Into the Abyss: Werner Herzog in the Lone Star State

An egalitarian study of crime and punishment in a small Texas town, Into the Abyss is also an unmistakably Herzogian inquiry into the lawlessness of the human soul. That would be the abyss of the title, though if you’re looking for more of that kind of shameless lyrical swagger, you might be disappointed by the documentary’s lack of Werner Herzog’s signature, Cousteau-on-Quaaludes narration. Here the director is a more spectral presence, an outsider in Conroe, warmly urging his subjects—including the two young men convicted of three particularly senseless murders—from behind the camera.

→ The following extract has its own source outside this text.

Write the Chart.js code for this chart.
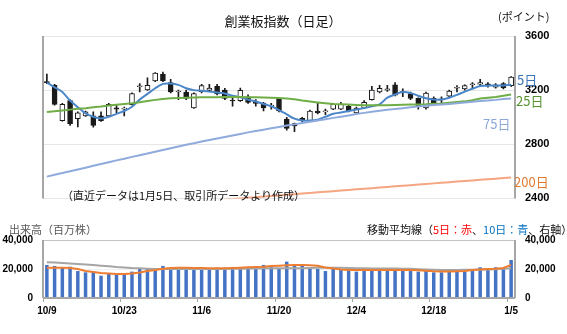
<!DOCTYPE html>
<html lang="ja">
<head>
<meta charset="utf-8">
<script src="https://cdn.jsdelivr.net/npm/chart.js@4.4.1/dist/chart.umd.min.js"></script>
<style>
  html, body { margin: 0; padding: 0; background: #fff; }
  #wrap { position: relative; width: 567px; height: 334px; overflow: hidden; }
  canvas { position: absolute; left: 0; }
  .t { position: absolute; white-space: nowrap; line-height: 1; font-family: "Noto Sans CJK JP", sans-serif; color: #111; }
</style>
</head>
<body>
<div id="wrap">
  <canvas id="price" width="567" height="215" style="top:0"></canvas>
  <canvas id="vol" width="567" height="119" style="top:215px"></canvas>

  <div class="t" style="left:283px; top:14px; font-size:13px; transform:translateX(-50%)">創業板指数（日足）</div>
  <div class="t" style="left:498px; top:11px; font-size:11px">(ポイント)</div>
  <div class="t" style="left:517px; top:73px; font-size:13px; color:#3a74b6">5日</div>
  <div class="t" style="left:516px; top:94px; font-size:13px; color:#569232">25日</div>
  <div class="t" style="left:483px; top:117px; font-size:13px; color:#8ca7d8">75日</div>
  <div class="t" style="left:514px; top:175px; font-size:13px; color:#df7a35">200日</div>
  <div class="t" style="left:62px; top:190px; font-size:11px">（直近データは1月5日、取引所データより作成）</div>
  <div class="t" style="left:9px; top:224px; font-size:11px; color:#595959">出来高（百万株）</div>
  <div class="t" style="left:367px; top:224px; font-size:11px">移動平均線（<span style="color:#ff0000">5日：赤</span>、<span style="color:#0070c0">10日：青</span>、右軸）</div>
</div>
<script>
// trading days shown on the axis (every 10th label is printed)
const dates = [
  '10/9', '10/12', '10/13', '10/14', '10/15', '10/16', '10/19', '10/20', '10/21', '10/22',
  '10/23', '10/26', '10/27', '10/28', '10/29', '10/30', '11/2', '11/3', '11/4', '11/5',
  '11/6', '11/9', '11/10', '11/11', '11/12', '11/13', '11/16', '11/17', '11/18', '11/19',
  '11/20', '11/23', '11/24', '11/25', '11/26', '11/27', '11/30', '12/1', '12/2', '12/3',
  '12/4', '12/7', '12/8', '12/9', '12/10', '12/11', '12/14', '12/15', '12/16', '12/17',
  '12/18', '12/21', '12/22', '12/23', '12/24', '12/25', '12/28', '12/29', '12/30', '1/4',
  '1/5'
];

// daily candles (points)
const openP = [3262, 3235, 2975, 3123, 2990, 3010, 3010, 3010, 3010, 3070,
  3060, 3092, 3225, 3202, 3268, 3319, 3256, 3186, 3186, 3069,
  3186, 3198, 3228, 3200, 3125, 3123, 3151, 3105, 3102, 3081,
  3139, 2987, 2952, 2992, 2975, 3046, 3039, 3060, 3060, 3081,
  3032, 3067, 3130, 3186, 3200, 3240, 3190, 3174, 3139, 3069,
  3139, 3135, 3156, 3214, 3209, 3240, 3244, 3242, 3221, 3249, 3233];
const highP = [3319, 3242, 3102, 3130, 3039, 3045, 3039, 3039, 3102, 3095,
  3074, 3180, 3249, 3291, 3330, 3333, 3280, 3200, 3200, 3180,
  3242, 3242, 3242, 3214, 3139, 3216, 3165, 3130, 3109, 3102,
  3144, 2999, 2957, 2999, 3053, 3102, 3060, 3102, 3109, 3088,
  3074, 3123, 3228, 3235, 3235, 3256, 3210, 3186, 3144, 3186,
  3151, 3151, 3200, 3233, 3240, 3256, 3280, 3256, 3249, 3256, 3300];
const lowP = [3248, 3088, 2970, 2940, 2928, 3005, 2926, 2968, 3008, 3032,
  3010, 3090, 3186, 3198, 3262, 3262, 3180, 3130, 3130, 3065,
  3180, 3195, 3165, 3130, 3081, 3116, 3102, 3081, 3046, 3060,
  3039, 2905, 2893, 2964, 2970, 3025, 3018, 3055, 3055, 3039,
  3025, 3063, 3125, 3179, 3190, 3158, 3151, 3130, 3060, 3060,
  3090, 3100, 3151, 3186, 3200, 3209, 3233, 3221, 3214, 3209, 3228];
const closeP = [3255, 3095, 3095, 2952, 3032, 3040, 2940, 2975, 3095, 3060,
  3067, 3174, 3232, 3235, 3326, 3268, 3186, 3190, 3139, 3174,
  3233, 3216, 3172, 3139, 3120, 3198, 3109, 3102, 3069, 3090,
  3046, 2917, 2935, 2975, 3046, 3032, 3046, 3095, 3095, 3046,
  3067, 3109, 3200, 3214, 3210, 3163, 3182, 3139, 3081, 3179,
  3100, 3128, 3193, 3221, 3233, 3244, 3256, 3240, 3240, 3216, 3296];

// moving averages
const ma5 = [3256, 3221, 3186, 3123, 3074, 3028, 3003, 2991, 3003, 3025,
  3046, 3077, 3130, 3172, 3214, 3246, 3249, 3239, 3214, 3200,
  3196, 3189, 3182, 3175, 3158, 3147, 3130, 3116, 3098, 3081,
  3053, 3021, 2989, 2975, 2975, 2982, 3003, 3025, 3035, 3046,
  3056, 3067, 3081, 3095, 3144, 3168, 3186, 3179, 3158, 3140,
  3130, 3130, 3144, 3165, 3189, 3210, 3231, 3233, 3235, 3235, 3239];
const ma25 = [3038, 3044, 3050, 3056, 3062, 3067, 3074, 3079, 3086, 3092,
  3098, 3103, 3110, 3119, 3128, 3135, 3140, 3141, 3143, 3145,
  3147, 3147, 3148, 3149, 3149, 3149, 3148, 3147, 3146, 3144,
  3142, 3138, 3132, 3123, 3116, 3109, 3103, 3098, 3095, 3093,
  3091, 3089, 3088, 3088, 3089, 3090, 3092, 3093, 3094, 3096,
  3100, 3102, 3107, 3112, 3117, 3126, 3138, 3144, 3150, 3159, 3167];
const ma75 = [2561, 2575, 2587, 2601, 2614, 2627, 2641, 2654, 2667, 2681,
  2693, 2707, 2719, 2732, 2745, 2758, 2771, 2783, 2796, 2808,
  2820, 2832, 2843, 2854, 2865, 2876, 2888, 2898, 2908, 2918,
  2928, 2938, 2947, 2957, 2966, 2976, 2985, 2995, 3004, 3013,
  3023, 3032, 3041, 3048, 3055, 3060, 3067, 3073, 3079, 3085,
  3090, 3094, 3098, 3103, 3108, 3114, 3119, 3124, 3128, 3134, 3139];
const ma200 = [2290, 2294, 2299, 2303, 2308, 2312, 2316, 2321, 2325, 2330,
  2334, 2339, 2343, 2347, 2352, 2356, 2361, 2365, 2369, 2374,
  2378, 2383, 2387, 2392, 2396, 2400, 2405, 2409, 2414, 2418,
  2422, 2427, 2431, 2436, 2440, 2445, 2449, 2453, 2458, 2462,
  2467, 2471, 2475, 2480, 2484, 2489, 2493, 2498, 2502, 2506,
  2511, 2515, 2520, 2524, 2528, 2533, 2537, 2542, 2546, 2551, 2555];

// volume (million shares) and its moving averages
const volume = [22800, 22100, 21200, 21600, 18600, 17700, 18200, 15400, 17000, 16300,
  16300, 18200, 20500, 20000, 19300, 22100, 20500, 20000, 19300, 19300,
  20000, 19300, 20900, 20900, 20000, 20500, 20500, 21600, 22800, 21600,
  20000, 25100, 22100, 23200, 20500, 20000, 18600, 20500, 19300, 19300,
  18200, 19300, 20000, 20000, 19300, 20000, 20000, 18600, 18200, 18600,
  17700, 17700, 18200, 18200, 18200, 18600, 21200, 19300, 21200, 20500, 26200];
const volMa5 = [20900, 20900, 20900, 20700, 20000, 18600, 17900, 17300, 16900, 16600,
  16600, 16900, 17600, 18600, 19300, 20200, 20700, 20900, 20900, 20700,
  20700, 20500, 20500, 20500, 20700, 20900, 21200, 21400, 21600, 22100,
  22300, 22600, 22800, 22800, 22600, 22300, 21100, 20400, 19700, 19300,
  19300, 19300, 19300, 19300, 19300, 19300, 19300, 19300, 19100, 18800,
  18400, 18200, 18200, 18400, 18600, 19300, 19700, 20000, 20200, 20700, 22800];
const volMa10 = [24600, 24500, 24200, 23800, 23500, 23100, 22800, 22300, 21900, 21400,
  21100, 20700, 20500, 20200, 20000, 20000, 20000, 20000, 20000, 20000,
  20000, 20000, 20000, 20000, 20200, 20200, 20400, 20400, 20500, 20500,
  20500, 20500, 20500, 20600, 20700, 20800, 20900, 20900, 20900, 20700,
  20500, 20500, 20400, 20400, 20300, 20300, 20200, 20100, 19900, 19700,
  19500, 19300, 19300, 19300, 19400, 19500, 19600, 19700, 19900, 20100, 20500];

const priceTicks = [2400, 2800, 3200, 3600];
const volTicks = [0, 20000, 40000];

const NUM_FONT = '"Liberation Sans", Arial, sans-serif';
const FRAME = '#a6a6a6';

// draws the grey frame lines round the plot area
const frameLines = {
    id: 'frameLines',
    afterDraw(chart, args, opts) {
        const { ctx, chartArea: a } = chart;
        ctx.save();
        ctx.strokeStyle = opts.color;
        ctx.lineWidth = opts.width;
        ctx.beginPath();
        opts.sides.forEach((s) => {
            if (s === 'left') { ctx.moveTo(a.left, a.top); ctx.lineTo(a.left, a.bottom); }
            if (s === 'right') { ctx.moveTo(a.right, a.top); ctx.lineTo(a.right, a.bottom); }
            if (s === 'bottom') { ctx.moveTo(a.left, a.bottom); ctx.lineTo(a.right, a.bottom); }
        });
        ctx.stroke();
        ctx.restore();
    },
};

function maLine(label, data, color, order, tension) {
    return {
        type: 'line', label, data, order,
        borderColor: color, borderWidth: 2,
        pointRadius: 0, tension: tension || 0, fill: false,
    };
}

const upOrDown = (ctx) => (closeP[ctx.dataIndex] >= openP[ctx.dataIndex] ? '#ffffff' : '#1a1a1a');

new Chart(document.getElementById('price'), {
    type: 'bar',
    data: {
        labels: dates,
        datasets: [
            maLine('200日', ma200, '#f4a582', 0),
            maLine('75日', ma75, '#8faadc', 0),
            maLine('25日', ma25, '#70ad47', 0),
            maLine('5日', ma5, '#4a86c8', 0, 0.3),
            {
                label: 'body', order: 1, grouped: false,
                data: openP.map((o, i) => [o, closeP[i]]),
                backgroundColor: upOrDown, borderColor: '#1a1a1a', borderWidth: 1,
                borderSkipped: false, barThickness: 5, minBarLength: 1,
            },
            {
                label: 'wick', order: 2, grouped: false,
                data: lowP.map((l, i) => [l, highP[i]]),
                backgroundColor: '#1a1a1a', borderWidth: 0, barThickness: 1,
            },
        ],
    },
    options: {
        responsive: false,
        animation: false,
        layout: { padding: { left: 43, top: 36, right: 0, bottom: 8 } },
        plugins: {
            legend: { display: false },
            tooltip: { enabled: false },
            frameLines: { color: FRAME, width: 2, sides: ['left', 'right'] },
        },
        scales: {
            x: { display: false, offset: true },
            y: {
                position: 'right',
                min: priceTicks[0],
                max: priceTicks[priceTicks.length - 1],
                afterFit: (s) => { s.width = 52; },
                afterBuildTicks: (s) => { s.ticks = priceTicks.map((v) => ({ value: v })); },
                grid: { color: '#e6e6e6', drawTicks: false },
                border: { display: false },
                ticks: {
                    padding: 10, color: '#000',
                    font: { family: NUM_FONT, size: 11, weight: 'bold' },
                    callback: (v) => String(v),
                },
            },
        },
    },
    plugins: [frameLines],
});

const volTickStyle = {
    padding: 10, color: '#000',
    font: { family: NUM_FONT, size: 10, weight: 'bold' },
    callback: (v) => v.toLocaleString('en-US'),
};

new Chart(document.getElementById('vol'), {
    type: 'bar',
    data: {
        labels: dates,
        datasets: [
            { ...maLine('5日', volMa5, '#ed7d31', 0), yAxisID: 'y2' },
            { ...maLine('10日', volMa10, '#a5a5a5', 1), yAxisID: 'y2' },
            {
                label: '出来高', data: volume, order: 2, yAxisID: 'y',
                backgroundColor: '#4472c4', barPercentage: 0.45, categoryPercentage: 1,
            },
        ],
    },
    options: {
        responsive: false,
        animation: false,
        layout: { padding: { left: 0, top: 25, right: 0, bottom: 16 } },
        plugins: {
            legend: { display: false },
            tooltip: { enabled: false },
            frameLines: { color: FRAME, width: 2, sides: ['left', 'right', 'bottom'] },
        },
        scales: {
            x: {
                afterFit: (s) => { s.height = 20; },
                grid: {
                    offset: true, drawOnChartArea: false, drawTicks: true, tickLength: 4,
                    color: (ctx) => (ctx.index % 10 === 0 ? FRAME : 'rgba(0,0,0,0)'),
                },
                border: { display: false },
                ticks: {
                    autoSkip: false, maxRotation: 0, padding: 3, color: '#000',
                    font: { family: NUM_FONT, size: 10, weight: 'bold' },
                    callback: (v, i) => (i % 10 === 0 ? dates[i] : ''),
                },
            },
            y: {
                position: 'left',
                min: volTicks[0], max: volTicks[volTicks.length - 1],
                afterFit: (s) => { s.width = 43; },
                afterBuildTicks: (s) => { s.ticks = volTicks.map((v) => ({ value: v })); },
                grid: {
                    drawTicks: false,
                    color: (ctx) => (ctx.tick && ctx.tick.value === 40000 ? '#c4c4c4' : '#efefef'),
                },
                border: { display: false },
                ticks: volTickStyle,
            },
            y2: {
                position: 'right',
                min: volTicks[0], max: volTicks[volTicks.length - 1],
                afterFit: (s) => { s.width = 52; },
                afterBuildTicks: (s) => { s.ticks = volTicks.map((v) => ({ value: v })); },
                grid: { display: false, drawTicks: false },
                border: { display: false },
                ticks: volTickStyle,
            },
        },
    },
    plugins: [frameLines],
});
</script>
</body>
</html>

Herzog had only half an hour with each prisoner, one of whom—28-year-old Michael Perry—was scheduled for execution eight days after their 2010 interview. Neither man cops to the killings; the long stretch of crime-scene footage that opens the film and the description given by the detective assigned to the case tell a different story. The prisoners talk of their upbringing, their families, their exploits on the outside. Equal time is given to the family members of the murdered. Choked pauses and dangling close-ups are pushed for ecstatic effect; Herzog’s opposition to the death penalty is clear, but loaded aesthetic overtures are made on both sides of the argument. Compelling as portraiture but short of a profound whole, Abyss is at its best when it recalls the courtroom observation of another Perry, Truman Capote’s murderer/muse: “I’ll be damned if I’m the only killer in the room.”